Grassa a indignação com o clientelismo que gira à volta do Estado e dos partidos políticos, mas é preciso reafirmar que ele não é um atributo exclusivo da esfera governativa, política, administrativa, judicial e pública, muito pelo contrário, é uma realidade que perpassa por todos os outros sectores privados.

A mordaça que nos tem transformado em NIB's obrigados e venerandos tem aberto um enorme pasto para todos aqueles que, tão cândida como hipocritamente, continuam a tentar branquear o lamaçal que se instalou entre o Estado, os corredores do poder político e os principais agentes económicos e financeiros.

O paradigma instalado é infernal: quem critica a direita é de esquerda e vice-versa; quem zurze na cor do poder é da oposição; quem critica os partidos políticos é populista; quem está farto de ser esbulhado por um Estado com laivos mafiosos, então é um liberal malvado e insensível; quem está farto de ser explorado por empresários, com mais ou menos escrúpulos, só poder ser um perigoso revolucionário; em síntese, quem tenta romper este manto de clientelismo arrisca ser escorraçado e vilipendiado.

Os investigadores das ciências sociais já reflectiram sobre o verdadeiro fermento da pequena e da grande corrupção. E os diversos organismos nacionais e internacionais também já multiplicaram estudos, barómetros e rankings sobre as consequências devastadores para a economia dos cidadãos, das empresas e dos Estados.

Nada tem sido suficiente para despertar as consciências e mobilizar os cidadãos contra esta praga, da qual a sociedade não se consegue livrar.

Os portugueses merecem os políticos que têm, o Estado que lhes cobra o dinheiro dos impostos e ainda os abandona e maltrata e também a espécie de liberdade formal que lhes permite viver a vidinha e aconchegar a resignação.

As fortunas censuráveis, por enquanto, continuam a ser apenas aquelas que estão ligadas aos tráficos de droga e seres humanos. As outras, aquelas que a economia global também acalenta, certamente mais adequadas ao colarinho branco do trois pièces, que geram também fabulosas comissões, sempre acobertadas por uma qualquer offshore, ainda são toleradas pela sociedade, numa espécie de masoquismo indulgente em relação a verdadeiros meliantes, quiçá por também criarem postos de trabalho.
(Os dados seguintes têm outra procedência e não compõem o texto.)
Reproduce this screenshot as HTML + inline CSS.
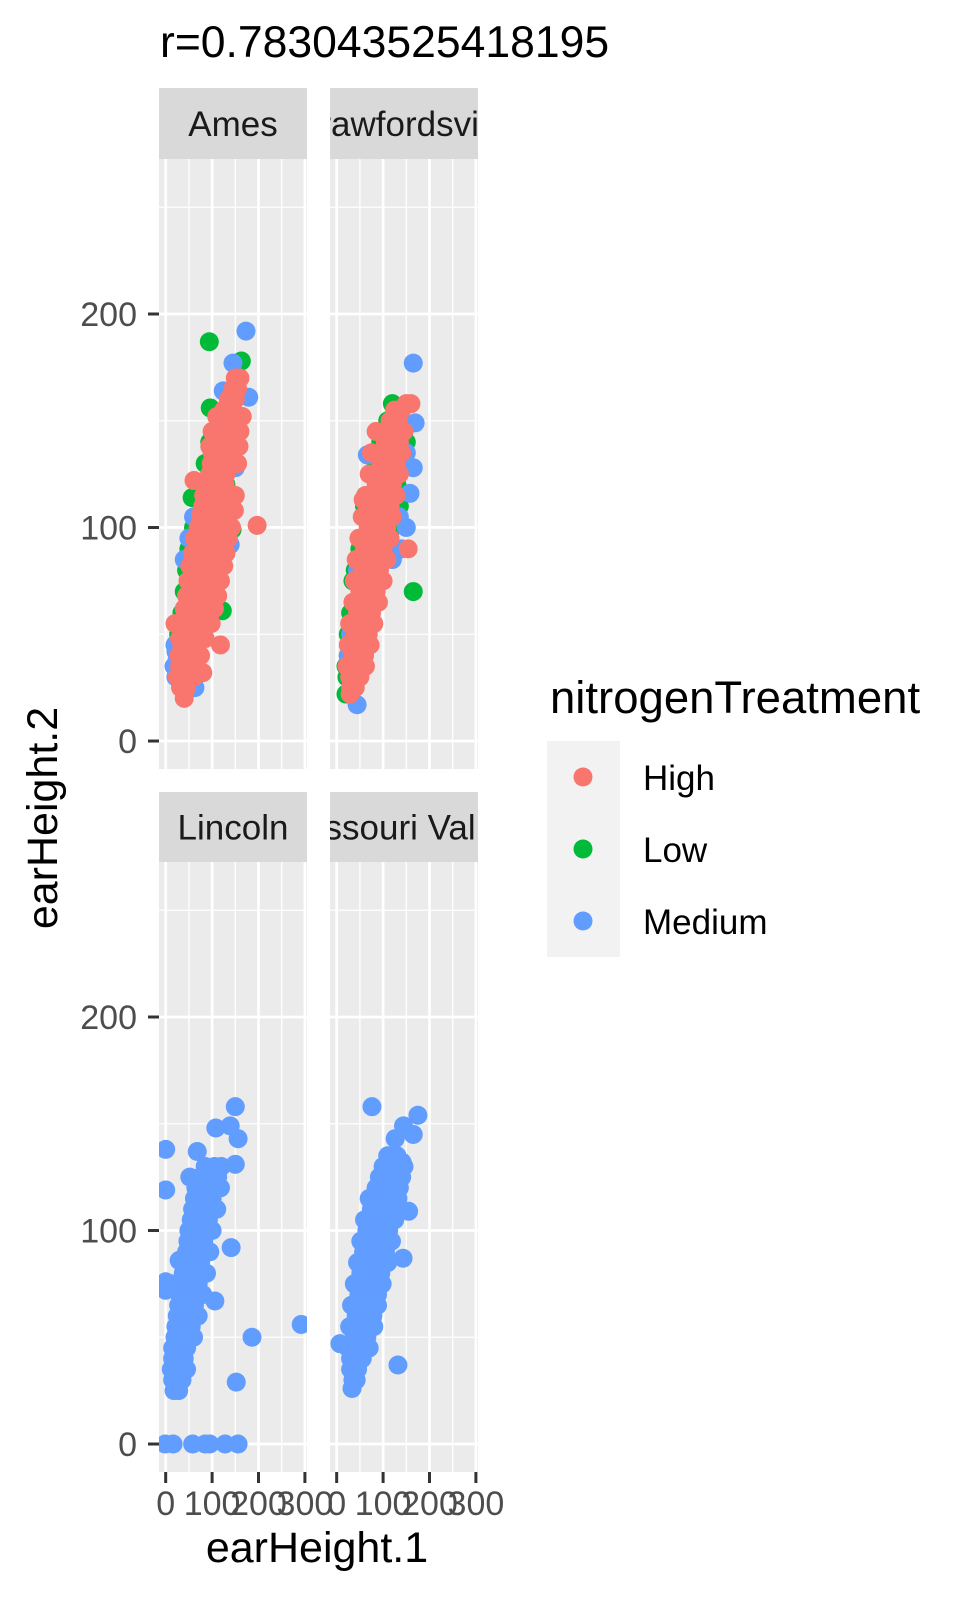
<!DOCTYPE html>
<html><head><meta charset="utf-8"><style>
html,body{margin:0;padding:0;background:#fff;}
svg{display:block;font-family:"Liberation Sans",Arial,sans-serif;}
</style></head><body>
<svg id="chart" width="966" height="1604" viewBox="0 0 966 1604" xmlns="http://www.w3.org/2000/svg">
<text x="160" y="57" font-size="44.5" fill="#000">r=0.783043525418195</text>
<text x="317" y="1562" font-size="43" text-anchor="middle" fill="#000">earHeight.1</text>
<text transform="translate(57,818) rotate(-90)" font-size="43" text-anchor="middle" fill="#000">earHeight.2</text>
<g id="panels"></g>
<g>
<text x="550" y="713" font-size="45.5" fill="#000">nitrogenTreatment</text>
<rect x="547" y="741" width="73" height="216" fill="#f2f2f2"/>
<g><circle cx="583" cy="777" r="9.5" fill="#F8766D"/><text x="643" y="790" font-size="35">High</text></g>
<g><circle cx="583" cy="849" r="9.5" fill="#00BA38"/><text x="643" y="862" font-size="35">Low</text></g>
<g><circle cx="583" cy="921" r="9.5" fill="#619CFF"/><text x="643" y="934" font-size="35">Medium</text></g>
</g>
</svg>
<script>
const facetNames = ["Ames","Crawfordsville","Lincoln","Missouri Valley"];
const xTicks = [0,100,200,300];
const xMinor = [50,150,250];
const yTicks = [0,100,200];
const yMinor = [50,150,250];
const xTickLabels = ["0","100","200","300"];
const yTickLabels = ["0","100","200"];
const seriesNames = ["Low","Medium","High"];
const seriesColors = ["#00BA38","#619CFF","#F8766D"];

// Ames
const amesLowX = [94,163,96,143,122,57,30,28,35,40,45,50,70,90,100,110,60,75,85,95,130,140,135,145,125,110,100];
const amesLowY = [187,178,156,99,61,114,40,50,60,70,80,90,60,70,80,95,100,115,130,140,120,135,150,160,100,75,60];
const amesMedX = [173,145,179,124,139,22,25,20,30,40,50,120,130,110,120,140,63,35,55,60,18,22,135,150];
const amesMedY = [192,177,161,164,92,30,38,45,55,85,95,105,115,140,150,160,25,25,95,105,35,42,110,128];
const amesHighX = [40,32,45,35,50,60,80,30,48,65,38,55,70,35,50,68,118,45,62,80,20,50,70,88,48,68,90,52,72,95,55,78,98,60,80,100,60,85,105,62,88,108,65,90,110,70,95,112,72,98,115,197,75,100,118,80,105,120,82,108,125,61,90,112,128,95,115,130,98,118,135,100,120,138,105,125,140,110,128,142,115,132,145,125,140,135,150,145,155,150,160,
  25,60,28,75,30,85,38,98,40,105,45,112,48,118,52,125,58,130,62,135,70,142,78,148,82,150,85,108,120,155,95,158,100,160,110,165,118,165];
const amesHighY = [20,25,25,30,30,30,32,35,35,35,40,40,40,45,45,45,45,50,50,50,55,55,55,55,60,60,60,65,65,65,70,70,70,75,75,75,80,80,80,85,85,85,90,90,90,95,95,95,100,100,100,101,105,105,105,110,110,110,115,115,115,122,120,120,120,125,125,125,130,130,130,135,135,135,140,140,140,145,145,145,150,150,150,155,155,160,160,165,165,170,170,
  30,30,40,40,48,48,55,55,62,62,68,68,75,75,82,82,88,88,95,95,100,100,108,108,115,115,122,122,130,130,138,138,145,145,152,152];

// Crawfordsville
const crawLowX = [20,22,25,28,30,35,40,50,60,75,85,95,110,120,165,130,140,150,20,25,120,135];
const crawLowY = [22,30,40,50,60,75,80,90,110,125,130,140,150,158,70,120,135,140,35,50,100,110];
const crawMedX = [30,44,25,30,45,55,66,158,165,169,165,145,150,140,120,135,75,22,150];
const crawMedY = [30,17,40,50,80,95,134,116,128,149,177,145,100,90,85,105,100,35,135];
const crawHighX = [29,30,40,28,40,50,32,45,55,35,48,60,38,50,65,40,55,68,42,58,72,45,62,75,48,65,80,50,68,85,52,72,88,55,75,92,58,78,95,60,82,100,154,65,85,105,68,88,108,72,92,112,57,75,95,115,80,100,118,85,105,120,90,108,125,95,112,128,100,118,132,105,122,135,110,128,138,115,132,125,140,150,160,
  22,62,25,72,28,80,35,90,38,100,42,108,48,115,55,120,62,128,70,135,75,140,85,145];
const crawHighY = [22,25,25,30,30,30,35,35,35,40,40,40,45,45,45,50,50,50,55,55,55,60,60,60,65,65,65,70,70,70,75,75,75,80,80,80,85,85,85,90,90,90,90,95,95,95,100,100,100,105,105,105,113,110,110,110,115,115,115,120,120,120,125,125,125,130,130,130,135,135,135,140,140,140,145,145,145,150,150,155,155,158,158,
  35,35,45,45,55,55,65,65,75,75,85,85,95,95,105,105,115,115,125,125,135,135,145,145];

// Lincoln (Medium only)
const lincMedX = [-1,16,58,85,95,128,156,0,0,0,0,150,108,139,156,68,52,150,186,292,152,141,106,29,18,28,15,25,35,12,22,35,45,15,28,40,15,30,45,20,35,50,60,22,38,55,25,40,58,70,28,45,62,30,48,65,80,15,35,52,70,38,55,72,88,40,58,75,45,62,80,95,48,65,82,50,70,88,100,55,72,92,58,78,95,110,62,82,100,65,85,105,118,75,95,112,85,105,120];
const lincMedY = [0,0,0,0,0,0,0,138,119,76,72,158,148,149,143,137,125,131,50,56,29,92,67,86,25,25,30,30,30,35,35,35,35,40,40,40,45,45,45,50,50,50,50,55,55,55,60,60,60,60,65,65,65,70,70,70,70,75,75,75,75,80,80,80,80,85,85,85,90,90,90,90,95,95,95,100,100,100,100,105,105,105,110,110,110,110,115,115,115,120,120,120,120,125,125,125,130,130,130];

// Missouri Valley (Medium only)
const mvMedX = [33,7,132,76,175,165,126,144,141,155,143,35,42,30,45,30,42,55,32,48,60,38,52,65,40,58,72,42,62,78,45,65,82,48,68,88,50,72,92,52,75,95,55,78,100,58,82,105,62,85,110,65,88,112,70,92,118,75,98,122,80,102,128,85,108,135,92,115,140,100,120,145,110,130,
  25,70,28,80,32,88,38,98,45,110,52,118,60,125,70,132];
const mvMedY = [26,47,37,158,154,145,143,149,132,109,87,30,30,35,35,40,40,40,45,45,45,50,50,50,55,55,55,60,60,60,65,65,65,70,70,70,75,75,75,80,80,80,85,85,85,90,90,90,95,95,95,100,100,100,105,105,105,110,110,110,115,115,115,120,120,120,125,125,125,130,130,130,135,135,
  45,45,55,55,65,65,75,75,85,85,95,95,105,105,115,115];

const facetSeries = [
  [[amesLowX,amesLowY],[amesMedX,amesMedY],[amesHighX,amesHighY]],
  [[crawLowX,crawLowY],[crawMedX,crawMedY],[crawHighX,crawHighY]],
  [[[],[]],[lincMedX,lincMedY],[[],[]]],
  [[[],[]],[mvMedX,mvMedY],[[],[]]]
];

const NS = "http://www.w3.org/2000/svg";
const panelsG = document.getElementById("panels");
const PW = 148, PH = 610;
const panelLefts = [159, 330];
const panelTops = [159, 862];
const stripTops = [88, 792];
const XMIN = -14.4, XMAX = 304.5, YMIN = -13.1, YMAX = 272.6;
function sx(v, left){ return left + (v - XMIN) / (XMAX - XMIN) * PW; }
function sy(v, top){ return top + PH - (v - YMIN) / (YMAX - YMIN) * PH; }
function mk(tag, attrs, parent){
  const e = document.createElementNS(NS, tag);
  for (const k in attrs) e.setAttribute(k, attrs[k]);
  parent.appendChild(e);
  return e;
}

facetNames.forEach((name, fi) => {
  const col = fi % 2, row = Math.floor(fi / 2);
  const L = panelLefts[col], T = panelTops[row], ST = stripTops[row];
  const g = mk("g", {}, panelsG);
  
  
  const clipId = "clip-strip-" + fi;
  const cp = mk("clipPath", {id: clipId}, g);
  mk("rect", {x: L, y: ST, width: PW, height: T - ST}, cp);
  const strip = mk("rect", {x: L, y: ST, width: PW, height: T - ST, fill: "#d9d9d9"}, g);
  
  
  const st = mk("text", {x: L + PW/2, y: ST + (T-ST)/2 + 12.5, "font-size": 35, "text-anchor": "middle", fill: "#1a1a1a", "clip-path": "url(#" + clipId + ")"}, g);
  st.textContent = name;
  
  
  const bg = mk("rect", {x: L, y: T, width: PW, height: PH, fill: "#ebebeb"}, g);
  
  
  const pclip = "clip-panel-" + fi;
  const cp2 = mk("clipPath", {id: pclip}, g);
  mk("rect", {x: L, y: T, width: PW, height: PH}, cp2);
  const gg = mk("g", {"clip-path": "url(#" + pclip + ")"}, g);
  yMinor.forEach(v => { const y = sy(v, T); mk("line", {x1: L, x2: L+PW, y1: y, y2: y, stroke: "#fff", "stroke-width": 1.3}, gg); });
  xMinor.forEach(v => { const x = sx(v, L); mk("line", {x1: x, x2: x, y1: T, y2: T+PH, stroke: "#fff", "stroke-width": 1.3}, gg); });
  yTicks.forEach(v => { const y = sy(v, T); mk("line", {x1: L, x2: L+PW, y1: y, y2: y, stroke: "#fff", "stroke-width": 2.7}, gg); });
  xTicks.forEach(v => { const x = sx(v, L); mk("line", {x1: x, x2: x, y1: T, y2: T+PH, stroke: "#fff", "stroke-width": 2.7}, gg); });
  facetSeries[fi].forEach((s, si) => {
    const xs = s[0], ys = s[1];
    for (let i = 0; i < xs.length; i++) {
      const c = mk("circle", {cx: sx(xs[i], L), cy: sy(ys[i], T), r: 9.5, fill: seriesColors[si]}, gg);
      
      
    }
  });
  if (col === 0) {
    yTicks.forEach((v, i) => {
      const y = sy(v, T);
      mk("line", {x1: L - 11, x2: L, y1: y, y2: y, stroke: "#333", "stroke-width": 3}, g);
      const t = mk("text", {x: L - 22, y: y + 12, "font-size": 34, "text-anchor": "end", fill: "#4d4d4d"}, g);
      t.textContent = yTickLabels[i];
      
      
    });
  }
  if (row === 1) {
    xTicks.forEach((v, i) => {
      const x = sx(v, L);
      mk("line", {x1: x, x2: x, y1: T + PH, y2: T + PH + 11, stroke: "#333", "stroke-width": 3}, g);
      const t = mk("text", {x: x, y: 1515, "font-size": 34, "text-anchor": "middle", fill: "#4d4d4d"}, g);
      t.textContent = xTickLabels[i];
      
      
    });
  }
});
</script>
</body></html>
Basta dar uma olhadela para algumas indústrias e sectores, da banca ao mercado de capitais, do armamento à farmacêutica, da aeronáutica ao imobiliário, do petróleo aos diamantes para perceber que estamos rodeados de gangsters com semblante polido e verniz modernaço, sempre protegidos e com direito de antena, dos grandes fóruns aos Media, sempre em nome de um qualquer interesse nacional.

Já bem cientes que a grande diferença entre a direita e a esquerda se resume à retórica, os portugueses tardam em interiorizar as consequências das únicas ideologias que ainda resistem: o esverdeado do dólar e o azulado do euro.

Como em Espanha, nós também "Podemos", mas só com olhos bem abertos, sem nunca esquecer Blair e Obama, porque sabemos bem como acabaram as suas promessas de mudança.

Mesmo em Portugal, em que o Estado está há muito tempo capturado por interesses dominantes, a mudança é possível, é sempre possível, nem que seja através da escolha de uma nova ilusão que, afinal, poderá ser apenas e tão-somente, mais uma vez, aquilo que nos parece o mal menor.

E se assim for, então será um novo passo em frente.